FORT LAUDERDALE, FL (BocaNewsNow.com) — The Transportation Security Administration — The TSA — for all of its advancements and improvements over the past few years — still manages to undermine its own credibility.
Friday afternoon at Fort Lauderdale’s terminal two — used by Delta — all passengers for an extended period of time were routed through the pre-check line.
We’re talking hundreds.
For those who are unfamiliar with pre-check, it’s the program where frequent fliers can pay roughly $100 for a background check and then be entitled to expedited screening.
It’s phenomenal when it works. One of the greatest government programs in the past decade. For those who travel regularly, it’s a game changer.
But it only works when everyone flying isn’t being funneled through the pre-check line, allowing them to pass through without removing shoes, removing computers from bags, or undergoing any real scrutiny. Aside from the obvious lack of a real security screen, these travelers defeat the purpose of pre-check, slowing down true pre-check members as they say things like, “wait, really, I don’t have to take off my shoes?”
While we’ve seen versions of this nationwide, the South Florida version usually entails the passenger balancing on a cane while trying to remove a shoe. The process of putting the shoe back on is painful to watch. Especially as this plays out time and time again — and the line grows longer and longer.
More on point: we watched as several travelers with foreign passports breezed right through. We find it highly unlikely that most foreign nationals are going to be granted pre-check status.
In Fort Lauderdale, a supervisor said the “putting everyone through pre check for a few hours a day” is a “mandate from Washington.”
There’s no way to know if this is true. The TSA’s standard response is normally a version of “random security is the name of the game.”
And we understand that.
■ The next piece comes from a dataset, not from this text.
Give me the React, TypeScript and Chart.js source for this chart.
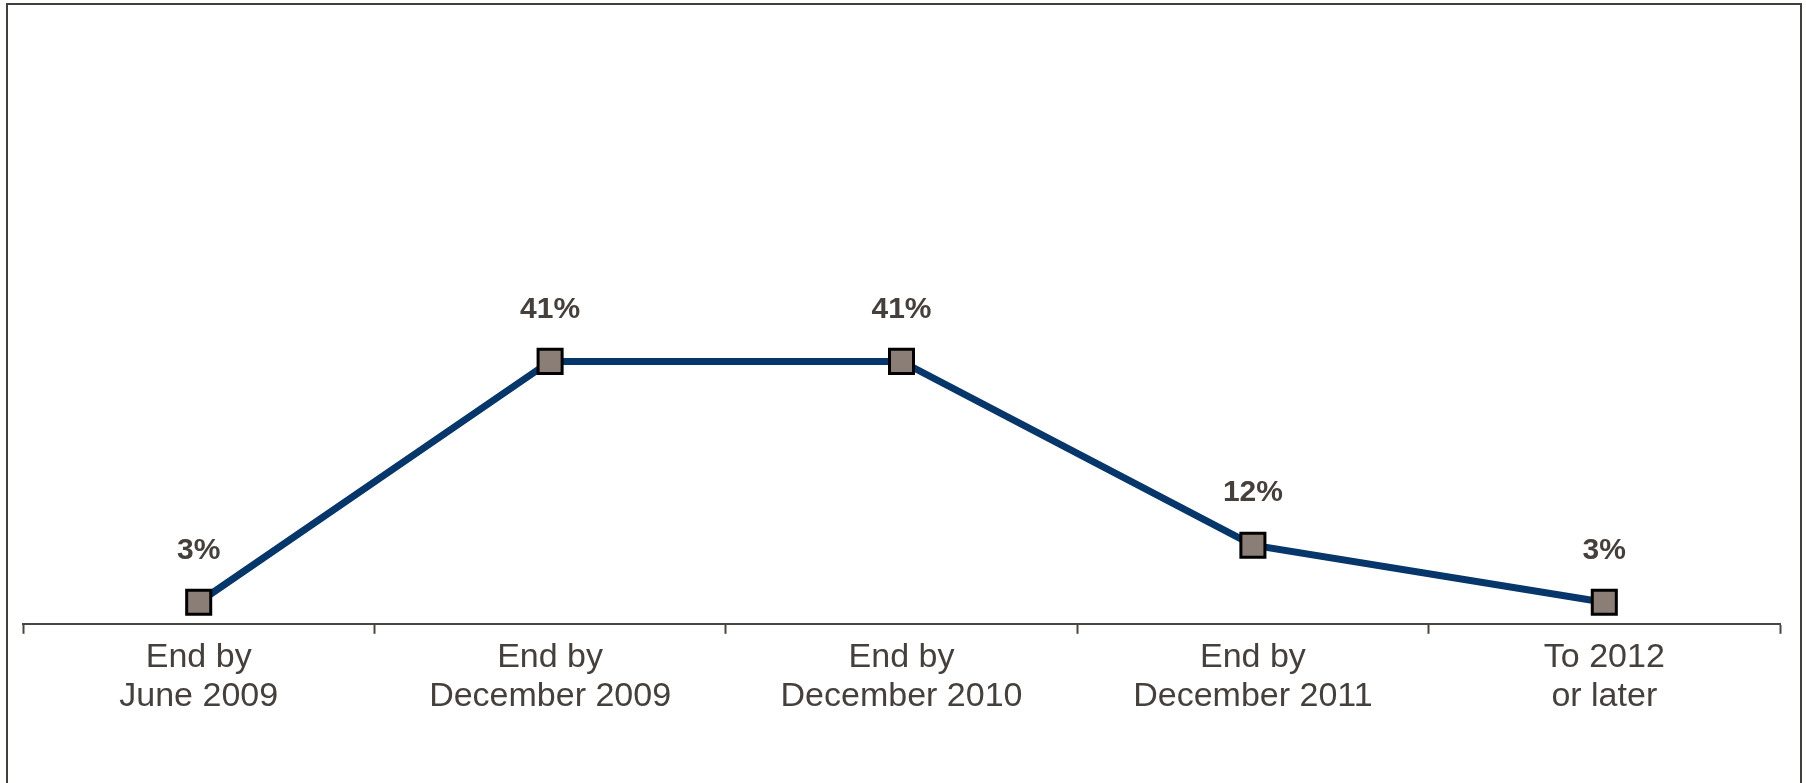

But In our view, pre-check needs to be reserved for travelers who have undergone the background check process. Otherwise, it’s a pointless game of smoke and mirrors. Hundreds of afternoon fliers on Delta flights to Atlanta and Detroit are no less of a security risk because they’re flying between 11a and 2pm. However, those of us who have been interviewed — and presumably have our flight patterns monitored by a computer — arguably are.
Perhaps the TSA has determined that there really are no security risks that will be mitigated by removing shoes, computers from bags, or limiting hair conditioner consumption to three ounces.
If that’s the case, then perhaps it’s time to revisit the entire airport screening system.